Certo é que mesmo em relação ao que estava já legislado -- a publicação do registo de interesses dos seus membros, imposta pela lei de 2019 que rege “o Exercício de Funções por Titulares de Cargos Políticos e Altos Cargos Públicos” – o Governo está, como o DN já noticiou, em incumprimento. E, inquirido sobre o facto, não dá qualquer esclarecimento.
Do mesmo modo, o Governo não esclareceu como observou (ou não) o seu próprio Código de Conduta -- o qual prevê que, em face da “eventual existência de conflitos de interesses”, seja requerido parecer “aos serviços competentes”. E estatui que “qualquer membro do Governo que se encontre perante um conflito de interesses, atual ou potencial, deve tomar imediatamente as medidas necessárias para evitar, sanar ou fazer cessar o conflito em causa, em conformidade com as disposições do presente Código de Conduta e da lei”.
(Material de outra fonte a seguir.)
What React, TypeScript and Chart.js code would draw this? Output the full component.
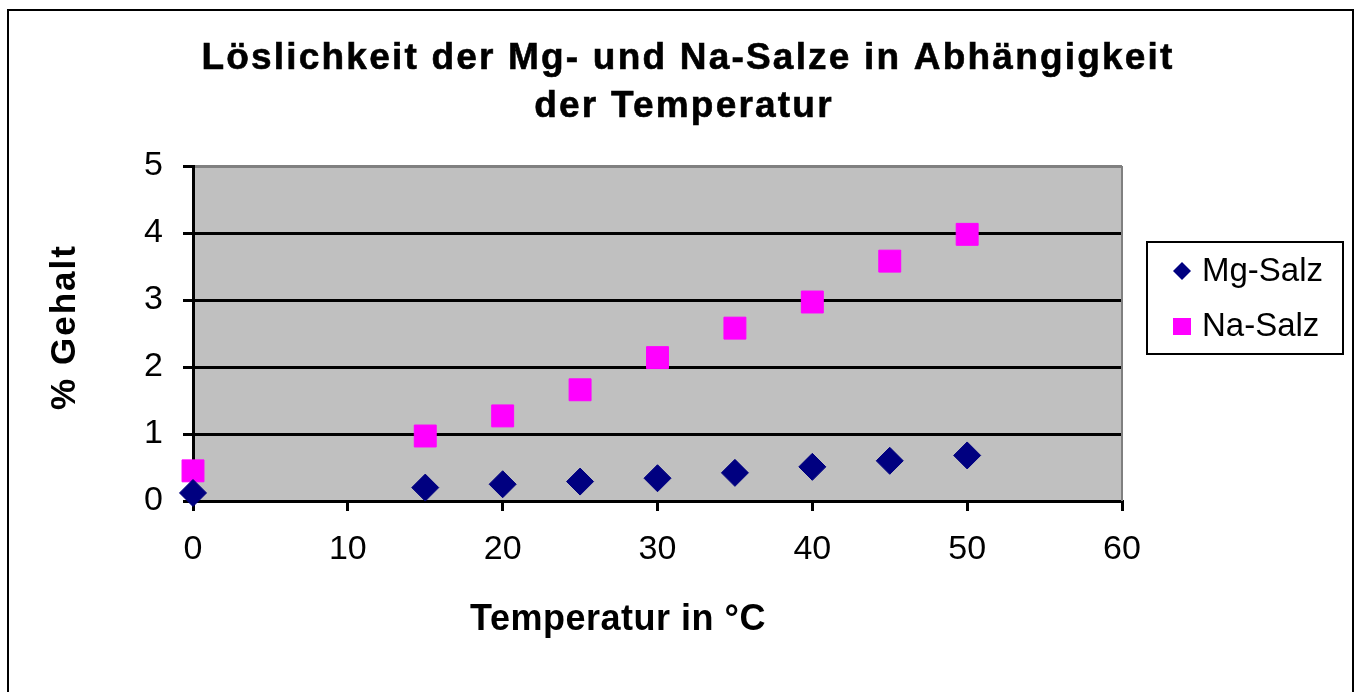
import React, { useEffect, useRef } from "react";
import { Chart, registerables } from "chart.js";

Chart.register(...registerables);

const titleLines = ["Löslichkeit der Mg- und Na-Salze in Abhängigkeit", "der Temperatur"];
const xAxisTitle = "Temperatur in °C";
const yAxisTitle = "% Gehalt";
const seriesNames = ["Mg-Salz", "Na-Salz"];
const temperatures = [0, 15, 20, 25, 30, 35, 40, 45, 50];
const mgValues = [0.12, 0.2, 0.25, 0.29, 0.34, 0.42, 0.51, 0.6, 0.68];
const naValues = [0.45, 0.97, 1.27, 1.66, 2.14, 2.58, 2.97, 3.58, 3.98];

const FONT = '"Liberation Sans", Arial, sans-serif';

const decorPlugin = {
  id: "decor",
  beforeDraw(chart: any) {
    const { ctx, chartArea } = chart;
    ctx.save();
    ctx.fillStyle = "#ffffff";
    ctx.fillRect(0, 0, chart.width, chart.height);
    ctx.fillStyle = "#C0C0C0";
    ctx.fillRect(chartArea.left, chartArea.top, chartArea.right - chartArea.left, chartArea.bottom - chartArea.top);
    ctx.restore();
  },
  beforeDatasetsDraw(chart: any) {
    const { ctx, chartArea } = chart;
    ctx.save();
    ctx.strokeStyle = "#808080";
    ctx.lineWidth = 2;
    ctx.beginPath();
    ctx.moveTo(chartArea.right, chartArea.top);
    ctx.lineTo(chartArea.right, chartArea.bottom);
    ctx.stroke();
    ctx.restore();
  },
  afterDraw(chart: any) {
    const { ctx } = chart;
    ctx.save();
    // outer border
    ctx.strokeStyle = "#000";
    ctx.lineWidth = 2;
    ctx.strokeRect(8, 10, 1345, 700);

    // title
    ctx.fillStyle = "#000";
    ctx.strokeStyle = "#000";
    ctx.font = `bold 37px ${FONT}`;
    (ctx as any).letterSpacing = "2.2px";
    ctx.textAlign = "center";
    ctx.textBaseline = "alphabetic";
    ctx.lineWidth = 0.6;
    ctx.fillText(titleLines[0], 688, 69);
    ctx.strokeText(titleLines[0], 688, 69);
    ctx.fillText(titleLines[1], 684, 117);
    ctx.strokeText(titleLines[1], 684, 117);

    // x axis title
    (ctx as any).letterSpacing = "0.5px";
    ctx.font = `bold 36px ${FONT}`;
    ctx.fillText(xAxisTitle, 618, 630);

    // y axis title
    (ctx as any).letterSpacing = "2px";
    ctx.font = `bold 35px ${FONT}`;
    ctx.save();
    ctx.translate(75, 327);
    ctx.rotate(-Math.PI / 2);
    ctx.fillText(yAxisTitle, 0, 0);
    ctx.restore();

    // legend
    (ctx as any).letterSpacing = "0px";
    ctx.strokeStyle = "#000";
    ctx.lineWidth = 2;
    ctx.strokeRect(1147, 242, 196, 112);
    const ys = [271, 326];
    chart.data.datasets.forEach((ds: any, i: number) => {
      const y = ys[i];
      const cx = 1182;
      ctx.fillStyle = ds.backgroundColor;
      ctx.beginPath();
      if (ds.pointStyle === "rectRot") {
        const r = 9;
        ctx.moveTo(cx - r, y);
        ctx.lineTo(cx, y - r);
        ctx.lineTo(cx + r, y);
        ctx.lineTo(cx, y + r);
        ctx.closePath();
      } else {
        ctx.rect(cx - 9, y - 8, 18, 17);
      }
      ctx.fill();
      ctx.fillStyle = "#000";
      ctx.font = `33px ${FONT}`;
      ctx.textAlign = "left";
      ctx.textBaseline = "middle";
      ctx.fillText(ds.label, 1202, y + 1);
    });
    ctx.restore();
  },
};

export default function App() {
  const canvasRef = useRef<HTMLCanvasElement | null>(null);

  useEffect(() => {
    if (!canvasRef.current) return;
    const chart = new Chart(canvasRef.current, {
      type: "scatter",
      data: {
        datasets: [
          {
            label: seriesNames[0],
            data: temperatures.map((t, i) => ({ x: t, y: mgValues[i] })),
            pointStyle: "rectRot",
            pointRadius: 13.5,
            pointHoverRadius: 13.5,
            backgroundColor: "#000080",
            borderColor: "#000080",
            borderWidth: 1,
            clip: false as any,
          },
          {
            label: seriesNames[1],
            data: temperatures.map((t, i) => ({ x: t, y: naValues[i] })),
            pointStyle: "rect",
            pointRadius: 15.5,
            pointHoverRadius: 15.5,
            backgroundColor: "#FF00FF",
            borderColor: "#FF00FF",
            borderWidth: 1,
            clip: false as any,
          },
        ],
      },
      options: {
        animation: false,
        responsive: false,
        maintainAspectRatio: false,
        events: [],
        layout: { padding: { left: 0, top: 166, right: 235, bottom: 0 } },
        plugins: {
          legend: { display: false },
          title: { display: false },
          tooltip: { enabled: false },
        },
        scales: {
          x: {
            type: "linear",
            min: 0,
            max: 60,
            ticks: {
              stepSize: 10,
              color: "#000",
              font: { family: FONT, size: 34 },
              padding: 18,
              maxRotation: 0,
            },
            grid: {
              drawOnChartArea: false,
              drawTicks: true,
              tickLength: 10,
              tickColor: "#000",
              lineWidth: 3,
            },
            border: { display: true, color: "#000", width: 3 },
            afterFit: (scale: any) => {
              scale.height = 191;
            },
          },
          y: {
            type: "linear",
            min: 0,
            max: 5,
            ticks: {
              stepSize: 1,
              color: "#000",
              font: { family: FONT, size: 34 },
              padding: 20,
            },
            grid: {
              drawOnChartArea: true,
              drawTicks: true,
              tickLength: 10,
              tickColor: "#000",
              color: (c: any) => (c.tick && c.tick.value === 5 ? "#808080" : "#000"),
              lineWidth: 3,
            },
            border: { display: true, color: "#000", width: 3 },
            afterFit: (scale: any) => {
              scale.width = 193;
            },
          },
        },
      },
      plugins: [decorPlugin],
    } as any);
    return () => chart.destroy();
  }, []);

  return (
    <div style={{ position: "fixed", left: 0, top: 0, width: 1357, height: 692, background: "#fff" }}>
      <canvas ref={canvasRef} width={1357} height={692} style={{ display: "block", width: 1357, height: 692 }} />
    </div>
  );
}
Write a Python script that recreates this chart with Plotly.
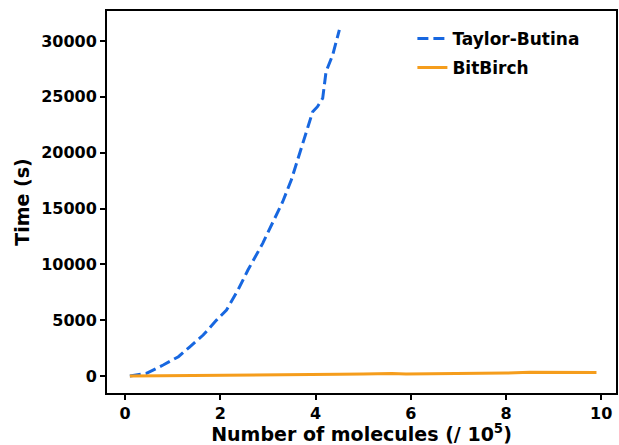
import plotly.graph_objects as go

# Taylor-Butina (x in 1e5 molecules, time in s)
tb_x = [0.1, 0.45, 0.8, 1.12, 1.36, 1.64, 1.92, 2.13, 2.37, 2.58, 2.89, 3.10, 3.31, 3.49, 3.66, 3.80, 3.94, 4.04, 4.15, 4.22, 4.27, 4.36, 4.50]
tb_y = [0, 240, 985, 1730, 2620, 3670, 5010, 5910, 7700, 9490, 11880, 13670, 15610, 17550, 19940, 21730, 23670, 24120, 24870, 27250, 27850, 28750, 31000]

# BitBirch
bb_x = [0.1, 0.5, 1.0, 1.5, 2.0, 2.5, 3.0, 3.5, 4.0, 4.5, 5.0, 5.2, 5.4, 5.6, 5.9, 6.5, 7.0, 7.5, 8.0, 8.5, 9.0, 9.5, 9.9]
bb_y = [0, 10, 30, 50, 70, 90, 110, 130, 150, 170, 190, 220, 250, 220, 190, 200, 210, 230, 270, 330, 310, 310, 320]

y_ticks = [0, 5000, 10000, 15000, 20000, 25000, 30000]
y_tick_labels = ["0", "5000", "10000", "15000", "20000", "25000", "30000"]
x_ticks = [0, 2, 4, 6, 8, 10]
x_tick_labels = ["0", "2", "4", "6", "8", "10"]

fig = go.Figure()
fig.add_trace(go.Scatter(x=tb_x, y=tb_y, mode="lines", name="Taylor-Butina", legend="legend",
                         line=dict(color="#1767e0", width=3, dash="11px,5px")))
fig.add_trace(go.Scatter(x=bb_x, y=bb_y, mode="lines", name="BitBirch", legend="legend2",
                         line=dict(color="#f59d1c", width=3)))

font_fam = "DejaVu Sans"
leg_font = dict(size=17, family=font_fam, weight="bold")
fig.update_layout(
    width=619, height=445,
    margin=dict(l=107, r=1, t=11, b=52),
    plot_bgcolor="white", paper_bgcolor="white",
    font=dict(family=font_fam, color="black"),
    showlegend=True,
    legend=dict(x=0.60, y=0.974, xanchor="left", yanchor="top",
                bgcolor="rgba(0,0,0,0)", font=leg_font),
    legend2=dict(x=0.60, y=0.898, xanchor="left", yanchor="top",
                 bgcolor="rgba(0,0,0,0)", font=leg_font),
)
fig.update_xaxes(range=[-0.38, 10.31], tickvals=x_ticks, ticktext=x_tick_labels,
                 showgrid=False, zeroline=False,
                 showline=True, linecolor="black", linewidth=2, mirror=True,
                 ticks="outside", ticklen=5, tickwidth=1.5, tickcolor="black",
                 tickfont=dict(size=16, family=font_fam, weight="bold"),
                 title=dict(text="Number of molecules (/ 10<sup>5</sup>)",
                            font=dict(size=19, family=font_fam, weight="bold"), standoff=5))
fig.update_yaxes(range=[-1520, 32690], tickvals=y_ticks, ticktext=y_tick_labels,
                 showgrid=False, zeroline=False,
                 showline=True, linecolor="black", linewidth=2, mirror=True,
                 ticks="outside", ticklen=5, tickwidth=1.5, tickcolor="black",
                 tickfont=dict(size=16, family=font_fam, weight="bold"),
                 title=dict(text="Time (s)", font=dict(size=19, family=font_fam, weight="bold"), standoff=6))

fig.write_html("out.html")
Ora Luís Montenegro, depois de garantir que o facto de a Spinumviva permanecer na sua esfera jurídica -- por ser maioritariamente propriedade da esposa (casada em comunhão de adquiridos) -- não implicava qualquer conflito de interesses ou violação da lei que impõe a exclusividade, acabaria por, no início de março, passar a empresa só para o nome dos filhos, o que parece implicar o reconhecimento de que afinal existia um problema (e que a empresa ainda era sua).
Não foi possível, porém, obter resposta do Governo sobre se tinha sido pedido algum parecer relativo à situação do primeiro-ministro e da Spinumviva.
Também não se sabe -- o DN perguntou e não obteve resposta -- quantos pedidos de escusa, devido a conflitos de interesses percepcionados ou assumidos, ocorreram no governo desde que está em funções, e por parte de quem. Tudo nesta matéria, contrariando os anúncios de mais ética e mais transparência, padece de considerável opacidade.
Sendo que, como se viu esta segunda-feira no debate televisivo com o secretário-geral do PCP, Paulo Raimundo, Luís Montenegro continua a sustentar que, no que respeita à Spinumviva, não incorreu em qualquer conflito de interesses.